Mary Jones, at the age of 16, walked from Llanfihangel to Bala with her life savings, in search of a Welsh Bible to purchase in 1800. This episode was a factor in the establishment of the British and Foreign Bible Society (now simply Bible Society) in 1804, with the aim of making cheap versions of the Bible readily available in different languages.

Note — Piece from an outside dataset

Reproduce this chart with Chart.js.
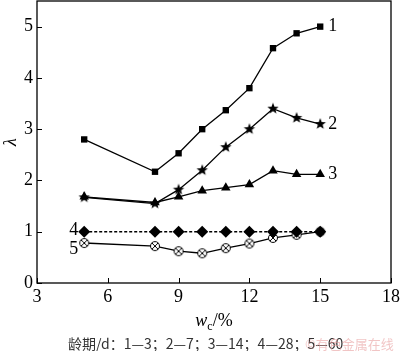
<!DOCTYPE html>
<html>
<head>
<meta charset="utf-8">
<script src="https://cdn.jsdelivr.net/npm/chart.js@4/dist/chart.umd.min.js"></script>
<style>
  body { margin: 0; background: #fff; }
  canvas { display: block; }
</style>
</head>
<body>
<canvas id="chart" width="400" height="351"></canvas>
<script>
const wc = [5, 8, 9, 10, 11, 12, 13, 14, 15];
const age3 = [2.8, 2.17, 2.53, 3.0, 3.37, 3.8, 4.58, 4.87, 5.0];
const age7 = [1.67, 1.55, 1.82, 2.2, 2.65, 3.0, 3.4, 3.22, 3.1];
const age14 = [1.68, 1.57, 1.68, 1.8, 1.86, 1.92, 2.19, 2.12, 2.12];
const age28 = [1, 1, 1, 1, 1, 1, 1, 1, 1];
const age60 = [0.78, 0.72, 0.62, 0.58, 0.68, 0.77, 0.88, 0.94, 1.0];
const xTicks = [3, 6, 9, 12, 15, 18];
const yTicks = [0, 1, 2, 3, 4, 5];
const curveNames = ['1', '2', '3', '4', '5'];
const footer = '龄期/d：1—3；2—7；3—14；4—28；5—60';

const serif = '"Liberation Serif", "DejaVu Serif", serif';

// custom marker glyphs
function starMarker(r) {
    const c = document.createElement('canvas');
    c.width = c.height = r * 2 + 2;
    const g = c.getContext('2d');
    g.translate(r + 1, r + 1);
    g.beginPath();
    for (let i = 0; i < 10; i++) {
        const rad = i % 2 ? r * 0.42 : r;
        const a = -Math.PI / 2 + i * Math.PI / 5;
        g.lineTo(rad * Math.cos(a), rad * Math.sin(a));
    }
    g.closePath();
    g.fillStyle = '#000';
    g.fill();
    return c;
}

function circleX(r) {
    const c = document.createElement('canvas');
    c.width = c.height = r * 2 + 2;
    const g = c.getContext('2d');
    g.translate(r + 1, r + 1);
    g.strokeStyle = '#000';
    g.lineWidth = 1;
    g.beginPath();
    g.arc(0, 0, r - 0.5, 0, Math.PI * 2);
    g.fillStyle = '#fff';
    g.fill();
    g.stroke();
    const d = (r - 0.5) * 0.7;
    g.beginPath();
    g.moveTo(-d, -d); g.lineTo(d, d);
    g.moveTo(d, -d); g.lineTo(-d, d);
    g.stroke();
    return c;
}

const toPts = ys => wc.map((x, i) => ({ x, y: ys[i] }));

const base = {
    borderColor: '#000',
    backgroundColor: '#000',
    borderWidth: 1.3,
    pointBorderColor: '#000',
    pointBackgroundColor: '#000',
    pointBorderWidth: 0,
    tension: 0,
    fill: false
};

// frame, inward ticks, series labels, axis title and footer
const decor = {
    id: 'decor',
    afterDraw(chart) {
        const { ctx, chartArea: a, scales: { x, y } } = chart;
        ctx.save();
        ctx.strokeStyle = '#000';
        ctx.lineWidth = 1.3;
        ctx.strokeRect(a.left, a.top, a.right - a.left, a.bottom - a.top);
        ctx.lineWidth = 1;
        ctx.beginPath();
        xTicks.forEach(v => {
            const px = Math.round(x.getPixelForValue(v)) + 0.5;
            ctx.moveTo(px, a.bottom); ctx.lineTo(px, a.bottom - 5);
        });
        yTicks.forEach(v => {
            const py = Math.round(y.getPixelForValue(v)) + 0.5;
            ctx.moveTo(a.left, py); ctx.lineTo(a.left + 5, py);
        });
        ctx.stroke();

        ctx.fillStyle = '#000';
        ctx.font = '18px ' + serif;
        ctx.textBaseline = 'middle';
        const last = wc.length - 1;
        ctx.textAlign = 'left';
        ctx.fillText(curveNames[0], x.getPixelForValue(wc[last]) + 8, y.getPixelForValue(age3[last]));
        ctx.fillText(curveNames[1], x.getPixelForValue(wc[last]) + 8, y.getPixelForValue(age7[last]));
        ctx.fillText(curveNames[2], x.getPixelForValue(wc[last]) + 8, y.getPixelForValue(age14[last]));
        ctx.textAlign = 'right';
        ctx.fillText(curveNames[3], x.getPixelForValue(wc[0]) - 6, y.getPixelForValue(age28[0]) - 1);
        ctx.fillText(curveNames[4], x.getPixelForValue(wc[0]) - 6, y.getPixelForValue(age60[0]) + 6);

        // x axis title: w_c/%
        const cx = (a.left + a.right) / 2;
        ctx.textAlign = 'left';
        ctx.textBaseline = 'alphabetic';
        ctx.font = 'italic 18px ' + serif;
        const wW = ctx.measureText('w').width;
        ctx.font = '12px ' + serif;
        const cW = ctx.measureText('c').width;
        ctx.font = '18px ' + serif;
        const rW = ctx.measureText('/%').width;
        let sx = cx - (wW + cW + rW) / 2;
        const by = 326;
        ctx.font = 'italic 18px ' + serif;
        ctx.fillText('w', sx, by);
        ctx.font = '12px ' + serif;
        ctx.fillText('c', sx + wW, by + 4);
        ctx.font = '18px ' + serif;
        ctx.fillText('/%', sx + wW + cW, by);

        ctx.font = '14px "Noto Sans CJK SC", ' + serif;
        ctx.textAlign = 'left';
        ctx.fillStyle = '#333';
        ctx.fillText(footer, 68, 349);
        ctx.fillStyle = 'rgba(230,150,150,0.55)';
        ctx.font = '13px "Noto Sans CJK SC", sans-serif';
        ctx.fillText('©有色金属在线', 305, 349);
        ctx.restore();
    }
};

new Chart(document.getElementById('chart'), {
    type: 'line',
    data: {
        datasets: [
            { ...base, label: curveNames[0], data: toPts(age3), pointStyle: 'rect', pointRadius: 4.5 },
            { ...base, label: curveNames[1], data: toPts(age7), pointStyle: starMarker(6), pointRadius: 6 },
            { ...base, label: curveNames[2], data: toPts(age14), pointStyle: 'triangle', pointRadius: 5.5 },
            { ...base, label: curveNames[3], data: toPts(age28), pointStyle: 'rectRot', pointRadius: 6, borderDash: [3, 2] },
            { ...base, label: curveNames[4], data: toPts(age60), pointStyle: circleX(5), pointRadius: 5 }
        ]
    },
    options: {
        responsive: false,
        animation: false,
        layout: { autoPadding: false, padding: { top: 1, right: 9, left: 0, bottom: 0 } },
        plugins: { legend: { display: false }, tooltip: { enabled: false } },
        scales: {
            x: {
                type: 'linear',
                min: 3,
                max: 18,
                afterBuildTicks: s => { s.ticks = xTicks.map(v => ({ value: v })); },
                afterFit: s => { s.height = 68; s.paddingLeft = 0; s.paddingRight = 0; },
                grid: { display: false, drawTicks: false },
                border: { display: false },
                ticks: { color: '#000', font: { family: serif, size: 18 }, padding: 3, maxRotation: 0 }
            },
            y: {
                min: 0,
                max: 5.5,
                afterBuildTicks: s => { s.ticks = yTicks.map(v => ({ value: v })); },
                afterFit: s => { s.width = 37; s.paddingTop = 0; s.paddingBottom = 0; },
                grid: { display: false, drawTicks: false },
                border: { display: false },
                title: { display: true, text: 'λ', color: '#000', font: { family: serif, size: 18, style: 'italic' }, padding: 0 },
                ticks: { color: '#000', font: { family: serif, size: 18 }, padding: 4 }
            }
        }
    },
    plugins: [decor]
});
</script>
</body>
</html>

The Privy Council judgment in 1850 in the case of the Anglo-Catholic George Gorham, declaring that baptismal regeneration was not a doctrine of the Church of England, led Henry Manning and others to join the Roman Catholic church.
DATES
January 19
Henry Twells, the hymn-writer responsible for 'At even, e'er the sun had set', died in 1900.
February
Edmund Calamy born in this month in 1600. A leading Puritan and member of the Westminster Assembly, he opposed the execution of Charles I and welcomed back Charles II. His attempts to secure a broadly-based national church failed, and he was ejected from his church of St. Mary Aldermary in the City of London in 1662.
April 12
Adoniram Judson, United States pioneer missionary to Burma, died at sea in 1850, aged 62. Despite the deaths of two successive wives and several children, he mastered Burmese in order to translate the Bible.
April 25
William Cowper, poet and hymn-writer, died in 1800, aged 68. Prone to acute depression during many periods of his life, he described himself as 'a stricken deer'. He was befriended by John Newton, with whom he wrote the 'Olney Hymns' including O for a closer walk with God.
May 3
Charles Haddon Spurgeon, the greatest preacher of the 19th century, was baptised at Isleham, Cambridgeshire, in 1850, at the age of 15, having walked eight miles there from Newmarket. Within one year, he had become pastor of Waterbeach Baptist Chapel and was called to New Park Street, Southwark, in 1854.
May 8
Peter Martyr (real name Pietro Martire Vermigli) was born in Florence in 1500. He became an Augustinian monk and then, through studying the Bible, a Protestant Reformer who made a significant contribution to the English Reformation during Edward VI's reign.
May 26
Count Nicolaus Ludwig von Zinzendorf was born in Dresden in 1700 into a noble Austrian family. He founded the Moravian Church and pioneered missionary work in America and the Caribbean. John and Charles Wesley were strongly influenced by him and translated several of his hymns (such as Jesus, thy blood and righteousness / My beauty are, my glorious dress).
June
Henry Scougal, author of the classic The Life of God in the Soul of Man, was born at Leuchars, Fife, in June 1650.
June
John Morison, Scottish hymn-writer, was born in this month in 1750. He became minister of Canisbay, Caithness-shire - the most northerly church on the mainland - and made important contributions to the final edition of the Scottish Paraphrases (1781).
June 10
John C. Ryle, first Bishop of Liverpool, died in 1900, aged 84. His books, Holiness, Knots Untied and Practical Religion, are classics.
June 13
The Boxer Rising in China against foreigners in 1900 resulted in the deaths by August 14 of over 180 Protestant and Catholic missionaries and more than 49,000 Chinese Christians. (The name comes from the Chinese description of the insurgents as 'Righteous Harmony Fists'.)
July 1
In 1750, Jonathan Edwards preached his farewell sermon at Northampton, Massachusetts, where, under his powerful preaching, the Great Awakening had occurred in 1734-35.
July 17
Evangeline Booth, seventh child of William Booth, the founder of the Salvation Army, died aged 85 in 1950. She too had a distinguished career in the Salvation Army and was General of the worldwide movement between 1934 and 1938.
July 30
Johann Sebastian Bach died in 1750, aged 65. One of the greatest composers of all time, the core of his work was daily service music for the Sundays and festivals of the Lutheran Church, based on the gospel for the day.
October 5
Thomas Goodwin was born in 1600. A Puritan, and for a while vicar of Holy Trinity, Cambridge, he later became a dissenter and the President of Magdalen College, Oxford. After the Restoration, he became pastor of a congregation in the City of London.
November 1
Pope Pius XII pronounced the bodily assumption of the Virgin Mary to be a dogma of the Roman Catholic church in 1950. Previously the belief had had the status only of 'a pious and probable opinion'.
November 2
Richard Hooker died aged 46 in 1600, having written a notable defence of the Church of England's ecclesiology as set up in 1559 under Elizabeth I.
November 16
St. Hugh of Avalon, bishop of Lincoln, died in 1200. Revered in his lifetime, for example for his concern for lepers, he was canonised in 1220 and his tomb in Lincoln cathedral became a very popular place of pilgrimage - second only to the tomb of St. Thomas a Becket at Canterbury.
November 18
John Nelson Darby, who later formed the Exclusive Brethren in the Plymouth Brethren movement, was born in London in 1800 to a distinguished Anglo-Irish family and was brought up in Dublin.